### Supplied data
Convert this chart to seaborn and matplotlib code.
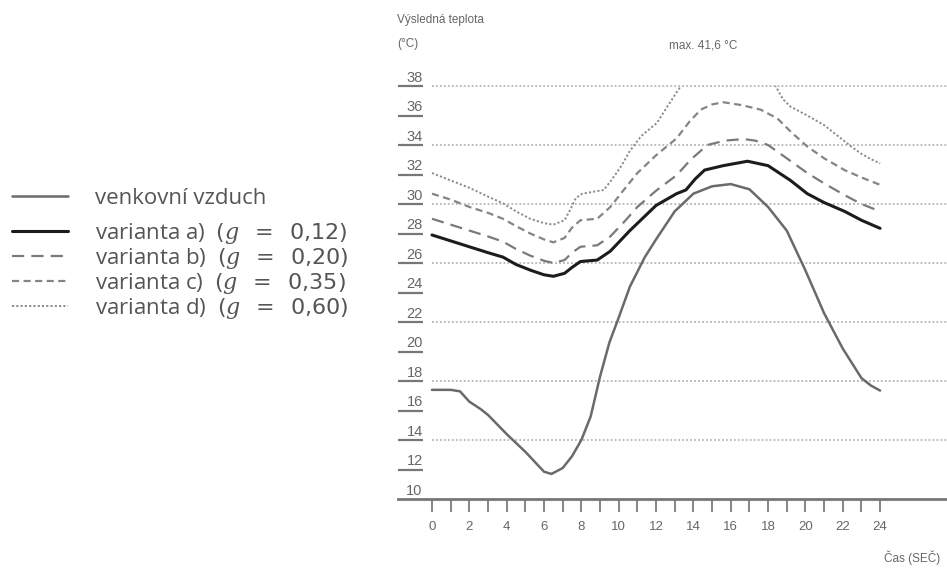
import numpy as np
import pandas as pd
import matplotlib
matplotlib.use("Agg")
import matplotlib.pyplot as plt
import seaborn as sns

# ---------------- data ----------------
hours_out = [0, 1, 1.5, 2, 2.6, 3, 4, 5, 6, 6.4, 7, 7.5, 8, 8.5, 9, 9.5, 10, 10.6, 11.4,
             12, 13, 14, 15, 16, 17, 18, 19, 20, 21, 22, 23, 23.5, 24]
temp_out = [17.4, 17.4, 17.3, 16.6, 16.1, 15.7, 14.4, 13.2, 11.85, 11.7, 12.1, 12.9, 14.0,
            15.6, 18.3, 20.6, 22.3, 24.4, 26.4, 27.6, 29.5, 30.7, 31.2, 31.35, 31.0, 29.8,
            28.2, 25.5, 22.6, 20.2, 18.2, 17.7, 17.35]

hours_a = [0, 1, 2, 3, 3.8, 4.5, 5.3, 6, 6.5, 7.1, 7.5, 7.95, 8.85, 9.55, 10.6, 12, 13.1,
           13.6, 14.1, 14.6, 15.6, 16.9, 18, 19.2, 20.1, 21, 22.1, 23, 24]
temp_a = [27.9, 27.5, 27.1, 26.7, 26.4, 25.9, 25.5, 25.2, 25.1, 25.3, 25.7, 26.1, 26.2, 26.8,
          28.2, 29.9, 30.7, 30.95, 31.7, 32.3, 32.6, 32.9, 32.6, 31.6, 30.7, 30.1, 29.5,
          28.9, 28.35]

hours_b = [0, 1, 2, 3, 3.8, 4.5, 5.26, 6, 6.5, 7.1, 7.5, 7.95, 8.85, 9.55, 10.3, 11, 12,
           13.1, 13.85, 14.75, 15.7, 16.7, 17.3, 18, 19, 20.1, 21, 22.1, 23, 24]
temp_b = [29.0, 28.6, 28.2, 27.8, 27.45, 26.95, 26.5, 26.15, 26.0, 26.2, 26.7, 27.1, 27.2,
          27.8, 28.8, 29.8, 30.9, 31.95, 33.0, 34.0, 34.3, 34.4, 34.3, 34.0, 33.1, 32.1,
          31.4, 30.6, 30.0, 29.5]

hours_c = [0, 1, 2, 3, 3.8, 4.5, 5.26, 6, 6.5, 7.1, 7.5, 7.95, 8.85, 9.55, 10.3, 11, 12,
           13.1, 13.8, 14.4, 15, 15.6, 16.6, 17.6, 18.5, 19.3, 20.1, 21, 22.1, 23, 24]
temp_c = [30.7, 30.3, 29.8, 29.4, 29.0, 28.5, 28.0, 27.6, 27.4, 27.7, 28.4, 28.9, 29.0,
          29.8, 31.0, 32.1, 33.3, 34.45, 35.6, 36.4, 36.75, 36.9, 36.7, 36.4, 35.8, 34.8,
          33.9, 33.1, 32.3, 31.8, 31.3]

hours_d = [0, 1, 2, 3, 3.8, 4.5, 5.26, 6, 6.5, 7.1, 7.4, 7.7, 8.05, 9.2, 9.6, 10.1, 10.6,
           11.2, 12.05, 12.6, 13.3, 14, 15, 16, 17, 18, 18.4, 18.8, 19.2, 20.1, 21, 22.45,
           23, 23.5, 24]
temp_d = [32.1, 31.6, 31.1, 30.5, 30.05, 29.5, 29.0, 28.7, 28.6, 28.9, 29.6, 30.4, 30.7,
          30.95, 31.6, 32.5, 33.6, 34.6, 35.5, 36.6, 37.95, 39.5, 40.9, 41.6, 41.0, 39.0,
          38.0, 37.1, 36.6, 36.0, 35.35, 33.9, 33.4, 33.05, 32.75]

series_names = ["venkovní vzduch",
                r"varianta a)  $(g\;\;=\;\;0{,}12)$",
                r"varianta b)  $(g\;\;=\;\;0{,}20)$",
                r"varianta c)  $(g\;\;=\;\;0{,}35)$",
                r"varianta d)  $(g\;\;=\;\;0{,}60)$"]

y_tick_values = [10, 12, 14, 16, 18, 20, 22, 24, 26, 28, 30, 32, 34, 36, 38]
grid_values = [14, 18, 22, 26, 30, 34, 38]
x_tick_values = list(range(25))
x_tick_labels = [str(h) if h % 2 == 0 else "" for h in x_tick_values]

max_label = "max. 41,6 °C"
y_title = "Výsledná teplota\n(°C)"
x_title = "Čas (SEČ)"

# ---------------- long table ----------------
frames = []
for name, hs, ts in zip(series_names,
                        [hours_out, hours_a, hours_b, hours_c, hours_d],
                        [temp_out, temp_a, temp_b, temp_c, temp_d]):
    frames.append(pd.DataFrame({"hodina": hs, "teplota": ts, "serie": name}))
df = pd.concat(frames, ignore_index=True)

# ---------------- style ----------------
sns.set_theme(style="white")
plt.rcParams["font.family"] = ["Liberation Sans", "DejaVu Sans"]
plt.rcParams["mathtext.fontset"] = "custom"
plt.rcParams["mathtext.rm"] = "DejaVu Sans"
plt.rcParams["mathtext.it"] = "DejaVu Serif:italic"

palette = dict(zip(series_names, ["#6a6a6a", "#1c1c1c", "#7a7a7a", "#858585", "#8c8c8c"]))
dashes = dict(zip(series_names, ["", "", (5.5, 3.2), (3.2, 2.0), (1.1, 1.1)]))
sizes = dict(zip(series_names, [1.8, 2.2, 1.6, 1.6, 1.4]))

fig = plt.figure(figsize=(9.47, 5.68), dpi=100)
# x: h=0 at 432 px, 18.67 px per hour; y: 10 at 499 px, 38 at 86 px
ax = fig.add_axes([398 / 947, 1 - 499 / 568, 549 / 947, 413 / 568])

sns.lineplot(data=df, x="hodina", y="teplota", hue="serie", style="serie", size="serie",
             palette=palette, dashes=dashes, sizes=sizes, hue_order=series_names,
             style_order=series_names, size_order=series_names, sort=False,
             estimator=None, legend="full", ax=ax)

ax.set_xlim(-34 / 18.67, 515 / 18.67)
ax.set_ylim(10, 38)
x_right = 515 / 18.67

# dotted grid lines
ax.hlines(grid_values, 0, x_right, colors="#b5b5b5", linestyles=(0, (1, 1.2)),
          linewidth=1.3, clip_on=False, zorder=0)

# y labels with short underlines
text_gray = "#666666"
ax.hlines(y_tick_values[1:], -34 / 18.67, -0.48, colors="#777777", linewidth=1.6,
          clip_on=False)
for v in y_tick_values:
    ax.text(-0.5, v + 0.08, str(v), ha="right", va="bottom", fontsize=10.5,
            color=text_gray, clip_on=False)
ax.set_yticks([])
ax.set_ylabel("")
ax.set_xlabel("")

ax.set_xticks(x_tick_values)
ax.set_xticklabels(x_tick_labels)
ax.tick_params(axis="x", direction="out", length=9.5, width=1.5, colors="#8a8a8a",
               labelcolor=text_gray, labelsize=9.5, pad=6.5, bottom=True)

for s in ["left", "top", "right"]:
    ax.spines[s].set_visible(False)
ax.spines["bottom"].set_color("#777777")
ax.spines["bottom"].set_linewidth(2)

# texts
fig.text(397 / 947, 1 - 14 / 568, y_title, ha="left", va="top", fontsize=8.5,
         color=text_gray, linespacing=2.3)
fig.text(703 / 947, 1 - 45 / 568, max_label, ha="center", va="center", fontsize=8.5,
         color=text_gray)
fig.text(940 / 947, 1 - 558 / 568, x_title, ha="right", va="center", fontsize=8.5,
         color=text_gray)

# legend on the left (outdoor air separated a bit from the variants)
handles, labels = ax.get_legend_handles_labels()
ax.get_legend().remove()
leg_kw = dict(loc="center left", frameon=False, handlelength=2.5, handletextpad=1.25,
              labelspacing=0.0, borderpad=0.0,
              prop={"family": ["Open Sans", "DejaVu Sans"], "size": 16})
leg1 = fig.legend(handles[:1], labels[:1], bbox_to_anchor=(1 / 947, 1 - 198 / 568), **leg_kw)
leg2 = fig.legend(handles[1:], labels[1:], bbox_to_anchor=(1 / 947, 1 - 271 / 568), **leg_kw)
for lg in (leg1, leg2):
    for t in lg.get_texts():
        t.set_color("#555555")

fig.savefig("out.png", dpi=100)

### Task requirements
Write out the lines from the start of the material to the line with "33.9, 33.1, 32.3, 31.8, 31.3]", inclusive and exactly. Skip the pictures.

### Complete response
Convert this chart to seaborn and matplotlib code.
import numpy as np
import pandas as pd
import matplotlib
matplotlib.use("Agg")
import matplotlib.pyplot as plt
import seaborn as sns

# ---------------- data ----------------
hours_out = [0, 1, 1.5, 2, 2.6, 3, 4, 5, 6, 6.4, 7, 7.5, 8, 8.5, 9, 9.5, 10, 10.6, 11.4,
             12, 13, 14, 15, 16, 17, 18, 19, 20, 21, 22, 23, 23.5, 24]
temp_out = [17.4, 17.4, 17.3, 16.6, 16.1, 15.7, 14.4, 13.2, 11.85, 11.7, 12.1, 12.9, 14.0,
            15.6, 18.3, 20.6, 22.3, 24.4, 26.4, 27.6, 29.5, 30.7, 31.2, 31.35, 31.0, 29.8,
            28.2, 25.5, 22.6, 20.2, 18.2, 17.7, 17.35]

hours_a = [0, 1, 2, 3, 3.8, 4.5, 5.3, 6, 6.5, 7.1, 7.5, 7.95, 8.85, 9.55, 10.6, 12, 13.1,
           13.6, 14.1, 14.6, 15.6, 16.9, 18, 19.2, 20.1, 21, 22.1, 23, 24]
temp_a = [27.9, 27.5, 27.1, 26.7, 26.4, 25.9, 25.5, 25.2, 25.1, 25.3, 25.7, 26.1, 26.2, 26.8,
          28.2, 29.9, 30.7, 30.95, 31.7, 32.3, 32.6, 32.9, 32.6, 31.6, 30.7, 30.1, 29.5,
          28.9, 28.35]

hours_b = [0, 1, 2, 3, 3.8, 4.5, 5.26, 6, 6.5, 7.1, 7.5, 7.95, 8.85, 9.55, 10.3, 11, 12,
           13.1, 13.85, 14.75, 15.7, 16.7, 17.3, 18, 19, 20.1, 21, 22.1, 23, 24]
temp_b = [29.0, 28.6, 28.2, 27.8, 27.45, 26.95, 26.5, 26.15, 26.0, 26.2, 26.7, 27.1, 27.2,
          27.8, 28.8, 29.8, 30.9, 31.95, 33.0, 34.0, 34.3, 34.4, 34.3, 34.0, 33.1, 32.1,
          31.4, 30.6, 30.0, 29.5]

hours_c = [0, 1, 2, 3, 3.8, 4.5, 5.26, 6, 6.5, 7.1, 7.5, 7.95, 8.85, 9.55, 10.3, 11, 12,
           13.1, 13.8, 14.4, 15, 15.6, 16.6, 17.6, 18.5, 19.3, 20.1, 21, 22.1, 23, 24]
temp_c = [30.7, 30.3, 29.8, 29.4, 29.0, 28.5, 28.0, 27.6, 27.4, 27.7, 28.4, 28.9, 29.0,
          29.8, 31.0, 32.1, 33.3, 34.45, 35.6, 36.4, 36.75, 36.9, 36.7, 36.4, 35.8, 34.8,
          33.9, 33.1, 32.3, 31.8, 31.3]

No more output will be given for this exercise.